Overhead crane and pulleys problem

[Marinel]

The problem bellow is a real problem and I would like to get some ideas in order to overcome it.

As you can see in the attached doc, we have two winches ( drum 1 and 2 ) on the same shaft of motor M1, two moving pulleys ( 3 and 4 ) and a fixed pulley (5).
The load is 130 Tons, and we can measure that with a load cell at pulley 5 ( 32,5 Tons) after the lifting of the load.
But during the time as the load is rising we measure only 30 tons! Note that we have a cable of steel with 30mm diam. and the rising speed is about 1m/min.

When we lower the load, the load cell measures 36,2 Tons. and as soon it stops we get again 32m5 Tons.

When the load gets the floor than we read 0 Tons (of course!)

Can someone explain this? This is a real case and my problem is to adjust the safety relay to 110% of nominal load, which is impossible with this beahviour of the system!

 

[A.T.]

The load is 130 Tons, and we can measure that with a load cell at pulley 5 ( 32,5 Tons) after the lifting of the load.

Intuitively I would think that Ft = 2 x F1 here (not 4 x F1 as denoted in your PDF)

But during the time as the load is rising we measure only 30 tons! Note that we have a cable of steel with 30mm diam. and the rising speed is about 1m/min.

When we lower the load, the load cell measures 36,2 Tons. and as soon it stops we get again 32m5 Tons.

Could it be that the deformation of the steel cable at pulley 3 & 4 changes the force balance between the two cable segments going from/to the pulley? It seems that the side to which the cable goes is taking more load.

 

[Marinel]

You are right! The force at pulley is 2XF1 and not 4X.

In fact I have a display showing the real load and that's whya mmy mistake.

I thought that the problem is concerned with the deformation of the rope but I cannot explain how it works. The length of each rope ( distance from 3 to 5 ) is about 10 meters.

Could someone explain it??

 

[A.T.]

Could someone explain it??

Isn't it a general phenomenon of lossy pulley dynamics, that the outgoing rope has a higher force, because it includes the force needed to overcome friction? The bearings at the axis of pulley 3 & 4 have some friction. To overcome that friction you need some torque. So the outgoing rope must have a greater force than the incoming rope, to create that torque.

 

[Marinel]

OK, I can understand what you say, but that is just a feeling. Can you or someone describe it mathematically?
The feeling I have already but that's all!I would like to have the evidence of the phenomenon.

 

[Marinel]

May be we can simplify the problem using the arrangement below.
What will be the force in the rope when it goes up with no acceleration? And what happens if we stop the lifting?

 

[A.T.]

May be we can simplify the problem using the arrangement below.
What will be the force in the rope when it goes up with no acceleration? And what happens if we stop the lifting?

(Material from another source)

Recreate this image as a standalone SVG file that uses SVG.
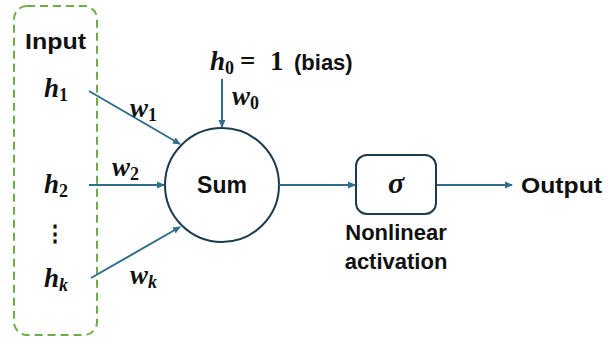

For your simplified arrangement:
https://www.physicsforums.com/attachment.php?attachmentid=37850&d=1312849616

At constant speed the force in the right rope will be always the weight of the green mass (Ft). Due to friction in the upper pulley the force in the left rope will be more than Ft when lifting the weight, and less than Ft when lowering it. So the force at the pulley axis F1, which is the sum of the rope forces will vary accordingly.

Can you or someone describe it mathematically?

At constant speed all the forces acting at each pulley must balance each other and all the torques acting at each pulley must balance each other. If you introduce a friction torque into the equation, the force vectors must still sum to zero, but to balance the friction torque they have to be redistributed.